Robb's Cranberry-Raisin Pie Recipe - Cooking Index
1/2 cup | 118ml | Boiling water |
1/4 cup | 49g / 1.7oz | Butter |
1 cup | 93g / 3.3oz | Chopped cranberries |
1 cup | 160g / 5.6oz | Chopped raisins |
1 cup | 198g / 7oz | Sugar |
3 tablespoons | 45ml | All-purpose flour |
1 teaspoon | 5ml | Vanilla |
1 | Pastry for lattice- | |
Top pie | ||
Coarse sugar |
For filling, combine 1/2 cup boiling water and butter; stir until melted. Stir in cranberries, raisins, sugar, flour, and vanilla. Set aside.

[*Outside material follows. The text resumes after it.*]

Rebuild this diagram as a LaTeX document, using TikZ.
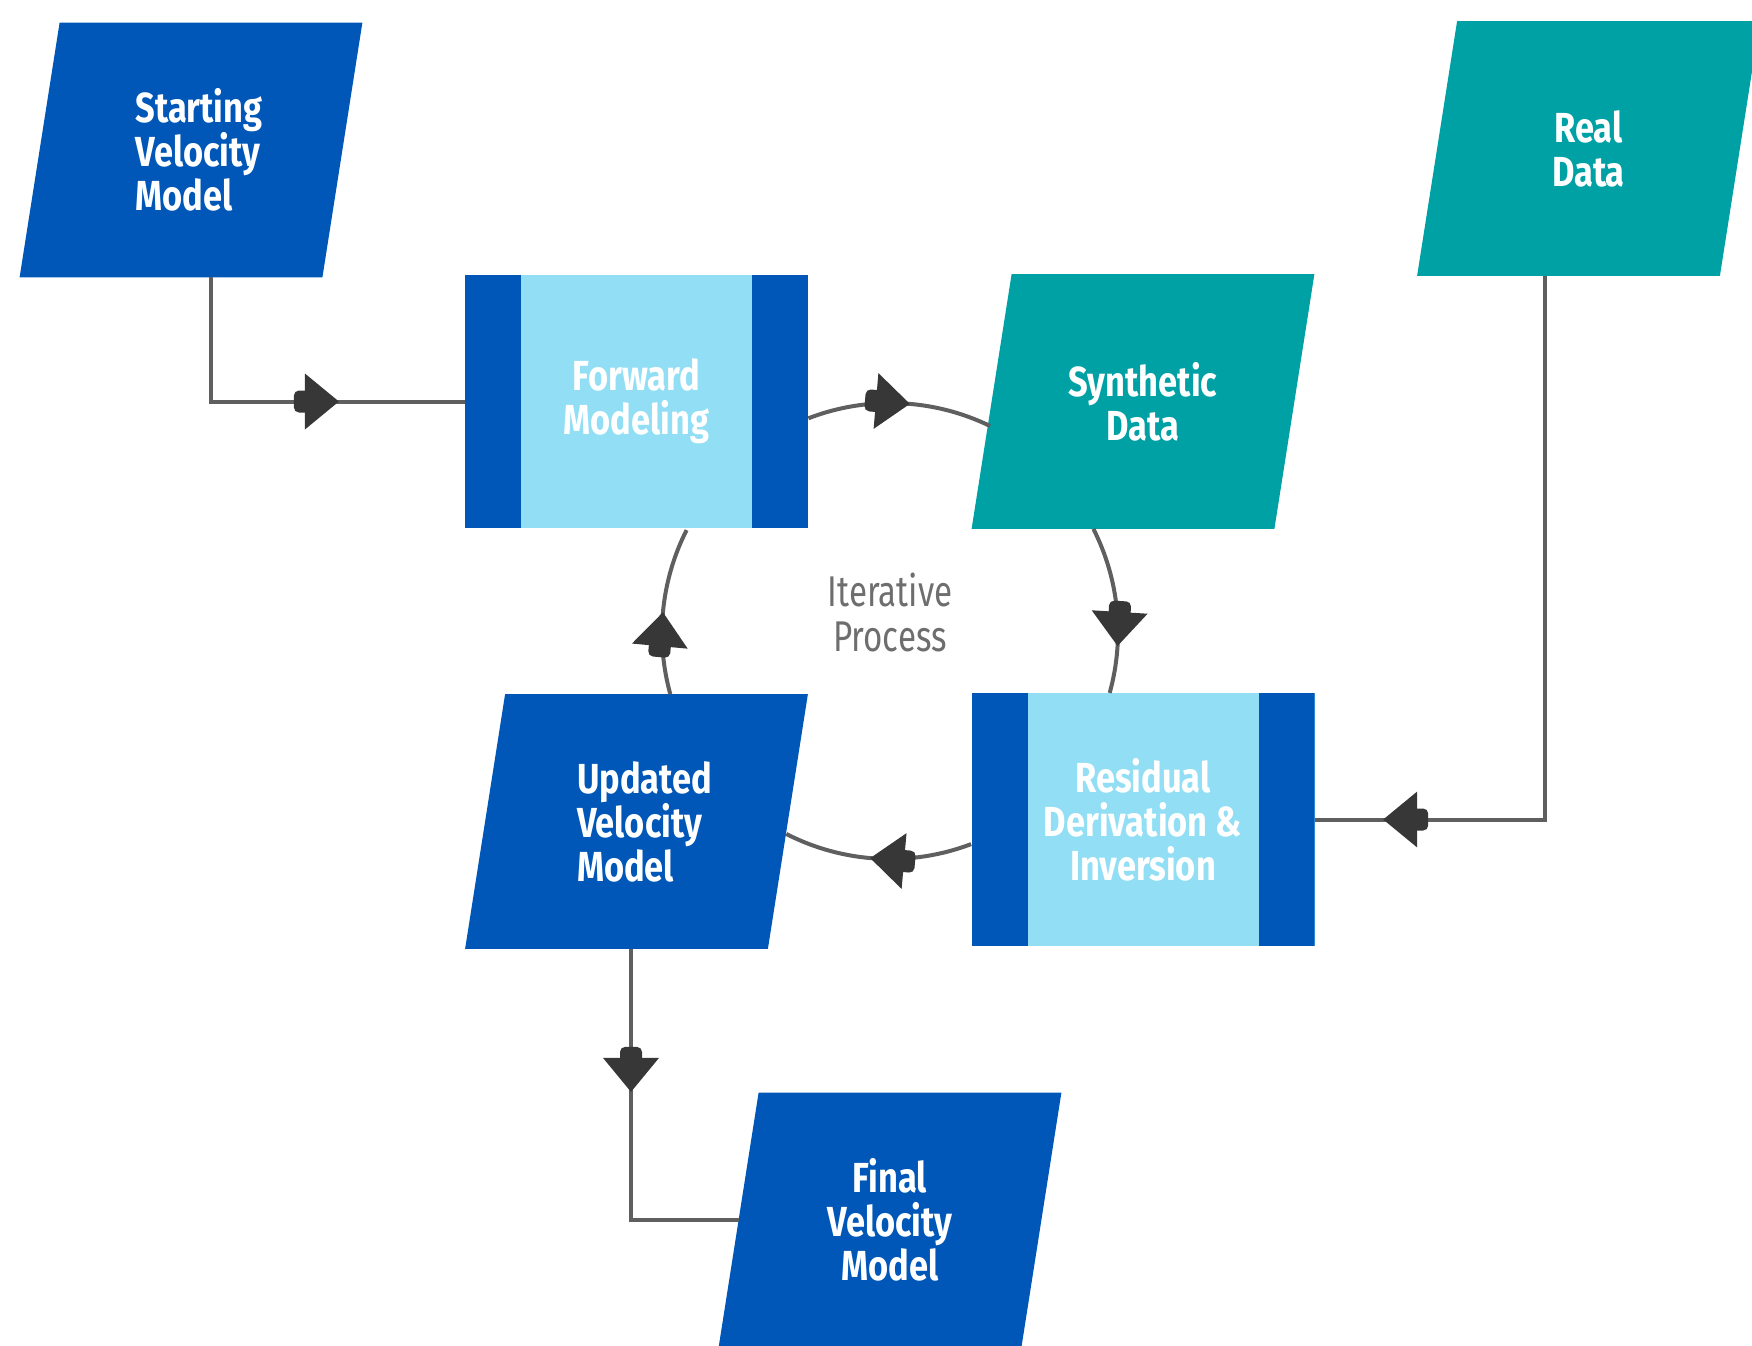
\documentclass[tikz,border=0pt]{standalone}
\usepackage{fontspec}
\usetikzlibrary{calc,decorations.markings,backgrounds}
\newfontfamily\boxfont[FakeStretch=0.82]{Fira Sans}
\newfontfamily\iterfont[FakeStretch=0.77]{Fira Sans}
\definecolor{dblue}{RGB}{0,87,184}
\definecolor{teal2}{RGB}{0,161,165}
\definecolor{lblue}{RGB}{146,223,245}
\definecolor{linec}{RGB}{95,95,95}
\definecolor{arrowc}{RGB}{55,55,55}
\definecolor{itergray}{RGB}{110,110,110}
\newcommand\arrowshape{%
  \fill[arrowc] (0pt,0pt) -- (-17pt,14pt) -- (-17pt,-14pt) -- cycle;
  \fill[arrowc,rounded corners=2.5pt] (-14pt,-5.5pt) -- (-22.5pt,-5.5pt) -- (-22.5pt,5.5pt) -- (-14pt,5.5pt) -- cycle;}
% #1 node, #2 colour, #3 horizontal offset of the shape from the node
\newcommand\parafill[3]{%
  \fill[#2] ($(#1.south west)+(-20+#3,0)$) -- ($(#1.south east)+(-20+#3,0)$) --
            ($(#1.north east)+(20+#3,0)$) -- ($(#1.north west)+(20+#3,0)$) -- cycle;}
\tikzset{
  para/.style={minimum width=151pt, minimum height=127pt, inner sep=0pt,
    font=\boxfont\bfseries\fontsize{21pt}{22pt}\selectfont, text=white, align=center},
  procbox/.style={fill=lblue, minimum width=171.5pt, minimum height=126.5pt, inner sep=0pt,
    font=\boxfont\bfseries\fontsize{21pt}{22pt}\selectfont, text=white, align=center,
    path picture={
      \fill[dblue] (path picture bounding box.south west) rectangle ($(path picture bounding box.north west)+(56,0)$);
      \fill[dblue] (path picture bounding box.south east) rectangle ($(path picture bounding box.north east)+(-56,0)$);}},
  iterstyle/.style={font=\iterfont\fontsize{21.5pt}{22.5pt}\selectfont, text=itergray, align=center, inner sep=0pt},
  conn/.style={draw=linec, line width=2pt},
  arrowat/.style={postaction={decorate}, decoration={markings, mark=at position #1 with {\arrowshape}}},
}
\begin{document}
\begin{tikzpicture}[x=0.5pt,y=0.5pt]
\useasboundingbox (0,0) rectangle (1752,-1345);
\clip (0,0) rectangle (1752,-1345);

\node[para, align=left] (svm) at (199,-150) {Starting\\Velocity\\Model};
\node[para] (rd) at (1588.5,-148.5) {Real\\Data};
\node[para] (sd) at (1143,-401.5) {Synthetic\\Data};
\node[para, align=left] (uvm) at (644.5,-821.5) {Updated\\Velocity\\Model};
\node[para] (fvm) at (890,-1220) {Final\\Velocity\\Model};
\node[procbox] (fm) at (636.5,-401.5) {Forward\\Modeling};
\node[procbox] (rdi) at (1143,-819.5) {Residual\\Derivation \&\\Inversion};
\node[iterstyle] (iter) at (890,-612) {Iterative\\Process};

\begin{scope}[on background layer]
  \parafill{svm}{dblue}{-8}
  \parafill{rd}{teal2}{0}
  \parafill{sd}{teal2}{0}
  \parafill{uvm}{dblue}{-8}
  \parafill{fvm}{dblue}{0}
\end{scope}

\draw[conn, arrowat=126pt] ($(svm.south)+(12,0)$) |- (fm.west);
\draw[conn, arrowat=352.7pt] ($(rd.south)+(-43.5,0)$) |- (rdi.east);
\draw[conn, arrowat=71.5pt] ($(uvm.south)+(-13.5,0)$) |- (fvm.west);

\draw[conn, arrowat=0.553] ($(fm.east)+(0,-16.8)$) arc[start angle=111.08, end angle=64.1, radius=228];
\draw[conn, arrowat=0.717] ($(sd.south)+(-49.6,0)$) arc[start angle=26.86, end angle=-15.52, radius=228];
\draw[conn, arrowat=0.539] ($(rdi.west)+(0,-24.6)$) arc[start angle=-69.2, end angle=-117.1, radius=228];
\draw[conn, arrowat=0.49] ($(uvm.north)+(25.8,0)$) arc[start angle=195.52, end angle=153.14, radius=228];
\end{tikzpicture}
\end{document}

On a flour surface, flatten one ball of pastry dough. Roll from center to edges, forming a 12-inch circle. Transfer to a 9-inch pie plate. Ease into plate, without stretching. Trim to 1/2 inch beyond edge. Roll remaining dough into a 10-inch circle. Cut into 1/2-inch-wide strips.
Spread filling in pastry. Weave strips across to make a lattice top.
Press ends of strips into rim of crust. Fold bottom pastry over strips; seal and flute edge. Sprinkle with coarse sugar. Cover edge with foil.
Bake in a 375F. oven for 25 minutes. Remove foil; bake for 20 to 25 minutes more or until crust is golden. Cool on a wire rack.